Dew drops on roses and whiskers on kittens. Bright copper kettles and warm woolen mittens. Mud masks and Band-Aids and bulbs without strings. Here are a few of my favorite things:
• Blue Sky Wireless Light Bulb. Yeah, I know, leave it to me to get excited about a light bulb. But hear me out. This thing is awesome. It’s not just a light bulb. It’s a dance party waiting to happen.
This delightful product of modern civilization is an LED light bulb with a built-in Bluetooth speaker that dims, strobes, plays music and turns 16 different colors at the touch of a remote. It also, you know, illuminates dark spaces like any other light bulb.
Screw it into any light socket, press two buttons on your smartphone and voila! It’s installed and programmed. You’re ready to read a book on the porch at dusk, sipping wine and listening to smooth jazz; or form a “Soul Train” line and have a dance-off with the kids in the rec room.

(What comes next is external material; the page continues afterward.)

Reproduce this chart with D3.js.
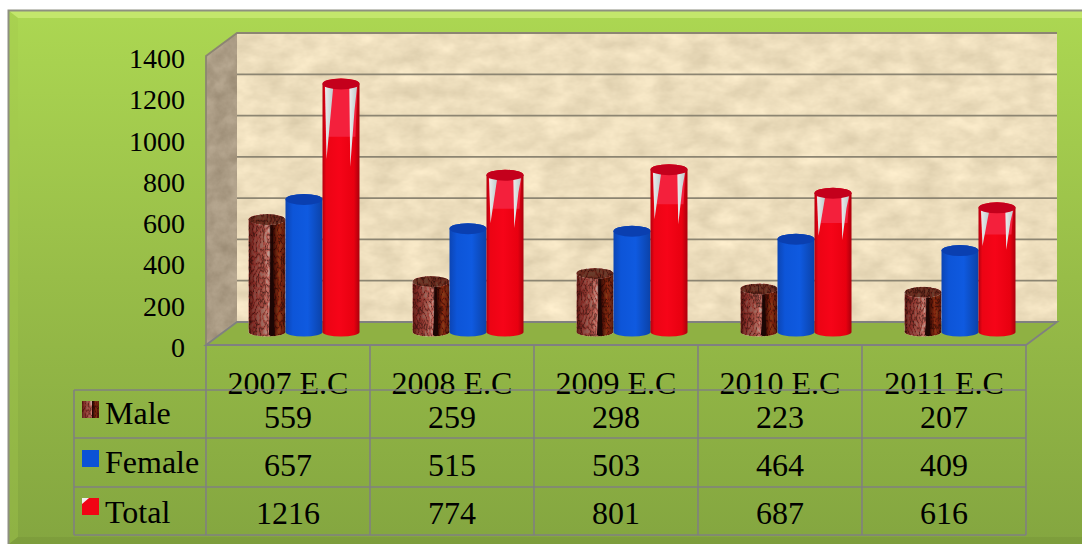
<!DOCTYPE html>
<html>
<head>
<meta charset="utf-8">
<script src="https://cdn.jsdelivr.net/npm/d3@7"></script>
<style>
  html, body { margin: 0; padding: 0; background: #fff; overflow: hidden; }
  text { font-family: "Liberation Serif", serif; fill: #000; }
</style>
</head>
<body>
<div id="chart"></div>
<script>
const categories = ["2007 E.C", "2008 E.C", "2009 E.C", "2010 E.C", "2011 E.C"];
const seriesNames = ["Male", "Female", "Total"];
const male = [559, 259, 298, 223, 207];
const female = [657, 515, 503, 464, 409];
const total = [1216, 774, 801, 687, 616];
const yTicks = [0, 200, 400, 600, 800, 1000, 1200, 1400];

const seriesValues = [male, female, total];

const width = 1082, height = 544;
const gridColor = "#8c8572", tableColor = "#808080";

// front plane of the 3d box, the back wall is shifted by depth
const margin = { left: 206, right: 1026, top: 56, bottom: 345 };
const depth = { x: 31, y: -23 };
const barShift = { x: 16, y: -10 };

const svg = d3.select("#chart").append("svg")
  .attr("width", width)
  .attr("height", height)
  .style("display", "block");

const defs = svg.append("defs");

function hGradient(id, stops) {
  const g = defs.append("linearGradient").attr("id", id);
  stops.forEach(s => g.append("stop").attr("offset", s[0]).attr("stop-color", s[1]));
}
function vGradient(id, stops) {
  const g = defs.append("linearGradient").attr("id", id)
    .attr("x1", 0).attr("x2", 0).attr("y1", 0).attr("y2", 1);
  stops.forEach(s => g.append("stop").attr("offset", s[0]).attr("stop-color", s[1]));
}

vGradient("bg", [[0, "#acd752"], [0.5, "#98bd48"], [1, "#84a640"]]);
hGradient("blueCyl", [[0, "#0c45b4"], [0.2, "#0d55d8"], [0.6, "#0f5ae0"], [1, "#0b42a8"]]);
hGradient("redCyl", [[0, "#b4000e"], [0.1, "#ec0414"], [0.45, "#f60418"], [0.85, "#e80010"], [1, "#aa000c"]]);
hGradient("maleCyl", [[0, "#5a2018"], [0.14, "#84403a"], [0.4, "#a06a60"], [0.56, "#c8a098"], [0.6, "#1c0604"], [0.7, "#4a1408"], [0.82, "#8a3c18"], [1, "#5a2010"]]);
hGradient("glass", [[0, "#ececec"], [1, "#bccccc"]]);

// paper grain for the walls
function grain(id, freq, seed, slope, base) {
  const f = defs.append("filter").attr("id", id)
    .attr("color-interpolation-filters", "sRGB")
    .attr("x", 0).attr("y", 0).attr("width", 1).attr("height", 1);
  f.append("feTurbulence").attr("type", "fractalNoise")
    .attr("baseFrequency", freq).attr("numOctaves", 4).attr("seed", seed).attr("result", "n");
  f.append("feColorMatrix").attr("in", "n").attr("type", "matrix")
    .attr("values", `${slope} 0 0 0 ${base[0]} ${slope} 0 0 0 ${base[1]} ${slope} 0 0 0 ${base[2]} 0 0 0 0 1`)
    .attr("result", "c");
  f.append("feComposite").attr("in", "c").attr("in2", "SourceAlpha").attr("operator", "in");
}
grain("wallGrain", "0.035 0.06", 4, 0.16, [0.85, 0.79, 0.66]);
grain("sideGrain", "0.07 0.07", 9, 0.16, [0.59, 0.53, 0.44]);

// bark texture, multiplies noise over the cylinder gradient
const bark = defs.append("filter").attr("id", "bark")
  .attr("color-interpolation-filters", "sRGB")
  .attr("x", 0).attr("y", 0).attr("width", 1).attr("height", 1);
bark.append("feTurbulence").attr("type", "turbulence")
  .attr("baseFrequency", "0.28 0.14").attr("numOctaves", 2).attr("seed", 7).attr("result", "n");
bark.append("feColorMatrix").attr("in", "n").attr("type", "matrix")
  .attr("values", "2.2 0 0 0 0.5  1.3 0 0 0 0.35  1.3 0 0 0 0.32  0 0 0 0 1").attr("result", "c");
bark.append("feBlend").attr("in", "SourceGraphic").attr("in2", "c").attr("mode", "multiply").attr("result", "b");
bark.append("feComposite").attr("in", "b").attr("in2", "SourceAlpha").attr("operator", "in");

// frame with bevel
svg.append("rect").attr("x", 8).attr("y", 10).attr("width", 1074).attr("height", 534)
  .attr("fill", "url(#bg)");
svg.append("path").attr("d", "M9,11H1082V18H18Z").attr("fill", "#c3e66c");
svg.append("path").attr("d", "M9,11L18,18V537L9,544Z").attr("fill", "#a2c94e").attr("opacity", 0.35);
svg.append("path").attr("d", "M9,544L18,537H1082V544Z").attr("fill", "#7b9a3a").attr("opacity", 0.7);
svg.append("path").attr("d", "M8.5,544V10.5H1082").attr("fill", "none").attr("stroke", "#8e9080").attr("stroke-width", 2);

const y = d3.scaleLinear().domain([0, 1400]).range([margin.bottom, margin.top]);
const x = d3.scaleBand().domain(categories).range([margin.left, margin.right]);
const xSeries = d3.scaleBand().domain(seriesNames).range([0, 111]);
const groupPad = (x.bandwidth() - xSeries.range()[1]) / 2;

const backX0 = margin.left + depth.x, backX1 = margin.right + depth.x;
const backY = v => y(v) + depth.y;

// walls and floor
svg.append("rect").attr("x", backX0).attr("y", backY(1400))
  .attr("width", backX1 - backX0).attr("height", backY(0) - backY(1400))
  .attr("fill", "#fff").attr("filter", "url(#wallGrain)");
svg.append("path")
  .attr("d", `M${margin.left},${y(1400)}L${backX0},${backY(1400)}V${backY(0)}L${margin.left},${y(0)}Z`)
  .attr("fill", "#fff").attr("filter", "url(#sideGrain)");
svg.append("path")
  .attr("d", `M${margin.left},${y(0)}L${backX0},${backY(0)}H${backX1}L${margin.right},${y(0)}Z`)
  .attr("fill", "#8fb143");

// gridlines on the back wall
const grid = svg.append("g").attr("fill", "none").attr("stroke", gridColor).attr("stroke-width", 1.8);
grid.selectAll("path").data(yTicks).join("path")
  .attr("d", d => `M${backX0},${backY(d)}H${backX1}`);
svg.append("path")
  .attr("d", `M${margin.left},${y(0)}V${y(1400)}L${backX0},${backY(1400)}H${backX1}`)
  .attr("fill", "none").attr("stroke", gridColor).attr("stroke-width", 1.8);
svg.append("path")
  .attr("d", `M${margin.left},${y(0)}L${backX0},${backY(0)}H${backX1}L${margin.right},${y(0)}Z`)
  .attr("fill", "none").attr("stroke", tableColor).attr("stroke-width", 1.8);

// cylinders
const ry = 5.5;
const bottomRy = 4.5;
function cylPath(cx, rx, top, bottom) {
  return `M${cx - rx},${top}A${rx},${ry} 0 0 1 ${cx + rx},${top}V${bottom}A${rx},${bottomRy} 0 0 1 ${cx - rx},${bottom}Z`;
}

categories.forEach((cat, i) => {
  const g = svg.append("g");
  const x0 = x(cat) + groupPad + barShift.x;
  const base = y(0) + barShift.y;
  const foot = base - 3;
  const barH = v => y(0) - y(v);
  const rx = xSeries.bandwidth() / 2;

  // male, bark body with the dark split down the side
  const mCx = x0 + xSeries("Male") + rx;
  const mTop = base - barH(male[i]);
  g.append("path").attr("d", cylPath(mCx, rx, mTop, foot))
    .attr("fill", "url(#maleCyl)").attr("filter", "url(#bark)");
  g.append("ellipse").attr("cx", mCx).attr("cy", mTop).attr("rx", rx).attr("ry", ry)
    .attr("fill", "#6a3c2c").attr("filter", "url(#bark)");
  g.append("path")
    .attr("d", `M${mCx + rx * 0.3},${mTop + 3}L${mCx + rx * 0.1},${foot + 3}H${mCx + rx * 0.4}Z`)
    .attr("fill", "#1c0604");

  // female
  const fCx = x0 + xSeries("Female") + rx;
  const fTop = base - barH(female[i]);
  g.append("path").attr("d", cylPath(fCx, rx, fTop, foot)).attr("fill", "url(#blueCyl)");
  g.append("ellipse").attr("cx", fCx).attr("cy", fTop).attr("rx", rx).attr("ry", ry).attr("fill", "#0a3fb0");

  // total, with the glossy glass part near the top
  const tCx = x0 + xSeries("Total") + rx;
  const tTop = base - barH(total[i]);
  const glossH = barH(total[i]) * 0.3;
  g.append("path").attr("d", cylPath(tCx, rx, tTop, foot)).attr("fill", "url(#redCyl)");
  g.append("path")
    .attr("d", `M${tCx - rx + 2},${tTop}H${tCx + rx - 2}L${tCx + rx * 0.78},${tTop + glossH * 0.7}H${tCx - rx * 0.78}Z`)
    .attr("fill", "#f4203c");
  g.append("path")
    .attr("d", `M${tCx - rx + 2.5},${tTop + 3}H${tCx - rx * 0.42}L${tCx - rx + 4},${tTop + glossH}Z`)
    .attr("fill", "url(#glass)");
  g.append("path")
    .attr("d", `M${tCx + rx - 2.5},${tTop + 3}H${tCx + rx * 0.45}L${tCx + rx * 0.5},${tTop + glossH * 1.1}L${tCx + rx - 5},${tTop + glossH * 0.35}Z`)
    .attr("fill", "url(#glass)");
  g.append("ellipse").attr("cx", tCx).attr("cy", tTop).attr("rx", rx).attr("ry", ry)
    .attr("fill", "#c4001c");
});

// y axis
const yAxis = svg.append("g")
  .attr("transform", "translate(193,0)")
  .call(d3.axisLeft(y).tickValues(yTicks).tickFormat(d3.format("d")).tickSize(0).tickPadding(8));
yAxis.select(".domain").remove();
yAxis.selectAll("text")
  .attr("dy", "11.5px")
  .style("font-family", '"Liberation Serif", serif')
  .style("font-size", "28px");

// category labels, the top table line runs through them like the original
const xAxis = svg.append("g")
  .attr("transform", `translate(0,${y(0)})`)
  .call(d3.axisBottom(x).tickSize(0).tickPadding(0));
xAxis.select(".domain").remove();
xAxis.selectAll("text")
  .attr("y", 49).attr("dy", 0)
  .style("font-family", '"Liberation Serif", serif')
  .style("font-size", "32px");

// data table
const rowEdges = [390, 438, 487, 535];
const tableLeft = 74;
const table = svg.append("g").attr("stroke", tableColor).attr("stroke-width", 1.6).attr("fill", "none");
rowEdges.forEach(r => {
  table.append("line").attr("x1", tableLeft).attr("x2", margin.right).attr("y1", r).attr("y2", r);
});
table.append("line").attr("x1", tableLeft).attr("x2", tableLeft)
  .attr("y1", rowEdges[0]).attr("y2", rowEdges[3]);
categories.forEach(c => {
  table.append("line").attr("x1", x(c)).attr("x2", x(c)).attr("y1", y(0)).attr("y2", rowEdges[3]);
});
table.append("line").attr("x1", margin.right).attr("x2", margin.right).attr("y1", y(0)).attr("y2", rowEdges[3]);

const swatchFill = ["url(#maleCyl)", "#0b52d6", "#f00414"];
const rowBase = [424, 473, 523];
const valueBase = [428, 476, 524];
const swatchTop = [401, 450, 498];

seriesNames.forEach((name, r) => {
  const sw = svg.append("rect").attr("x", 82).attr("y", swatchTop[r])
    .attr("width", 17).attr("height", 17).attr("fill", swatchFill[r]);
  if (r === 0) sw.attr("filter", "url(#bark)");
  if (r === 2) {
    svg.append("path").attr("d", `M82,${swatchTop[r]}h7l-7,6Z`).attr("fill", "#eef0ee");
  }
  svg.append("text").attr("x", 105).attr("y", rowBase[r])
    .attr("font-size", 32).text(name);
  svg.selectAll(null).data(seriesValues[r]).join("text")
    .attr("x", (d, i) => x(categories[i]) + x.bandwidth() / 2)
    .attr("y", valueBase[r])
    .attr("text-anchor", "middle")
    .attr("font-size", 32)
    .text(d => d);
});
</script>
</body>
</html>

My father-in-law and I got mine at Lowe’s for $29.98. That might seem like a lot, until you consider that some fancy LED bulbs are 10 or 20 bucks on their own.
• 7th Heaven facial masks. Picture it, Sofia. It’s Friday night. It’s been a long week; you’re exhausted. All you want to do is lie on the couch and watch episode after glorious episode of “The Golden Girls.” But you’ve got two little daughters with an endless supply of energy and they want to be entertained.
Break out your individual packets of 7th Heaven Masques and bam! Instant slumber party. They feel like luxurious YouTube stars and you have a reason to sit still for 30 minutes while it dries.
You also get “fun mom” points for letting them pick out their own variety (Very Berry Mud Masque, Charcoal Masque, Cucumber Peel-Off Masque) at Walmart for $1.37 apiece. There’s even enough in the package to accommodate two people if you want to be even more of a lazy cheapskate (which, of course, I do). I let the kids go first, then use their leftovers.
Be warned, some reviewers with sensitive skin have said the masks gave them a burning feeling. And of course there are homemade facial masks you can make for less money, but the whole “homemade” thing kind of defeats the “lazy mom” thing.
• Crocs sandals. You’re picturing the big, orange clogs that chef Mario Batali made famous.
They come in everything from rugged, outdoor trail hikers to simple, stylish t-straps you can get away with wearing to work.
They are the most perfect shoe for summer. You can wear them to the beach or the pool (even in the water) without worrying about destroying them. You can walk in them for miles at festivals and tours. They’re comfortable, durable and you can pick them up on Amazon starting at 13 bucks. Sold!
• Honey. This is a free browser extension that gathers and applies every available promo code and digital coupon at checkout when you shop online. I’ve saved $35 dollars this week!
• Emoji bandages. My cousin, Julie, alerted me to these boxes of 20 Emoji Sterile Bandages that Dollar Tree has for $1. And yes, they include the famed and adored poop emoji (which doesn’t sound “sterile” at all, actually). I haven’t picked them up yet. I don’t even know how well they stick. All I know is my kids are going to think I’m the greatest thing since Shopkins when I walk through the door with them.